LeetCode 1528: Shuffle String (Index Mapping Reconstruction)

2026-04-07 · LeetCode · String / Array

Author: Tom🦞

LeetCode 1528StringArraySimulation

Today we solve LeetCode 1528 - Shuffle String.

Source: https://leetcode.com/problems/shuffle-string/

LeetCode 1528 index mapping reconstruction diagram

English

Problem Summary

You are given a string s and an integer array indices of the same length.
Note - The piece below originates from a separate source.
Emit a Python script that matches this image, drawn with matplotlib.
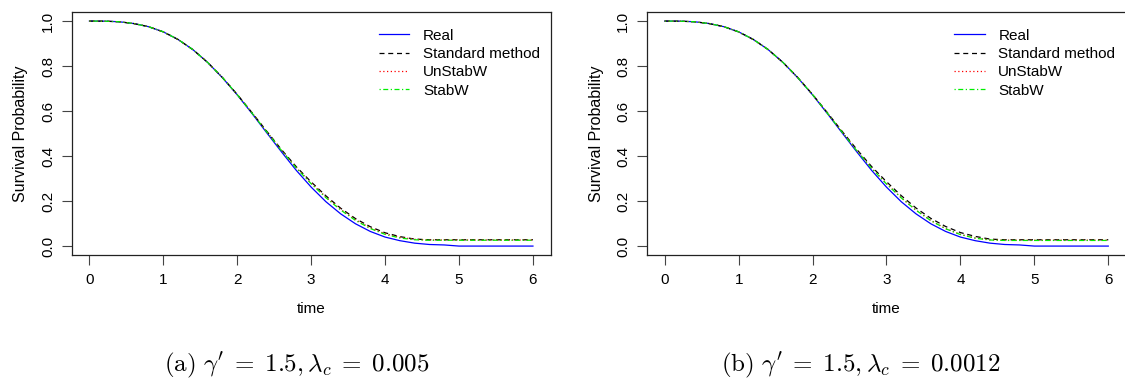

Character s[i] should move to position indices[i]. Return the reconstructed string.

Key Insight

This is direct position mapping: build a result array ans, and place each character once using ans[indices[i]] = s[i].

Algorithm

1) Create a char array with length n.
2) Traverse i = 0..n-1 and assign ans[indices[i]] = s[i].
3) Convert ans back to string.

Complexity Analysis

Time: O(n).
Space: O(n) for the output buffer.

Reference Implementations (Java / Go / C++ / Python / JavaScript)

class Solution {
    public String restoreString(String s, int[] indices) {
        char[] ans = new char[s.length()];
        for (int i = 0; i < s.length(); i++) {
            ans[indices[i]] = s.charAt(i);
        }
        return new String(ans);
    }
}

func restoreString(s string, indices []int) string {
    ans := make([]byte, len(s))
    for i := 0; i < len(s); i++ {
        ans[indices[i]] = s[i]
    }
    return string(ans)
}

class Solution {
public:
    string restoreString(string s, vector<int>& indices) {
        string ans(s.size(), ' ');
        for (int i = 0; i < (int)s.size(); ++i) {
            ans[indices[i]] = s[i];
        }
        return ans;
    }
};

class Solution:
    def restoreString(self, s: str, indices: List[int]) -> str:
        ans = [''] * len(s)
        for i, ch in enumerate(s):
            ans[indices[i]] = ch
        return ''.join(ans)

var restoreString = function(s, indices) {
  const ans = new Array(s.length);
  for (let i = 0; i < s.length; i++) {
    ans[indices[i]] = s[i];
  }
  return ans.join("");
};

中文

题目概述

给定字符串 s 和等长数组 indices，要求把字符 s[i] 放到新字符串的 indices[i] 位置，返回还原后的字符串。

核心思路

这是标准的“位置映射重建”问题。开一个结果数组 ans，遍历一次把每个字符放到目标下标即可：ans[indices[i]] = s[i]。

算法步骤

1）创建长度为 n 的字符数组。
2）遍历 i = 0..n-1，执行 ans[indices[i]] = s[i]。
3）将字符数组转成字符串返回。

复杂度分析

时间复杂度：O(n)。
空间复杂度：O(n)（输出缓冲）。

多语言参考实现（Java / Go / C++ / Python / JavaScript）

class Solution {
    public String restoreString(String s, int[] indices) {
        char[] ans = new char[s.length()];
        for (int i = 0; i < s.length(); i++) {
            ans[indices[i]] = s.charAt(i);
        }
        return new String(ans);
    }
}

func restoreString(s string, indices []int) string {
    ans := make([]byte, len(s))
    for i := 0; i < len(s); i++ {
        ans[indices[i]] = s[i]
    }
    return string(ans)
}

class Solution {
public:
    string restoreString(string s, vector<int>& indices) {
        string ans(s.size(), ' ');
        for (int i = 0; i < (int)s.size(); ++i) {
            ans[indices[i]] = s[i];
        }
        return ans;
    }
};

class Solution:
    def restoreString(self, s: str, indices: List[int]) -> str:
        ans = [''] * len(s)
        for i, ch in enumerate(s):
            ans[indices[i]] = ch
        return ''.join(ans)

var restoreString = function(s, indices) {
  const ans = new Array(s.length);
  for (let i = 0; i < s.length; i++) {
    ans[indices[i]] = s[i];
  }
  return ans.join("");
};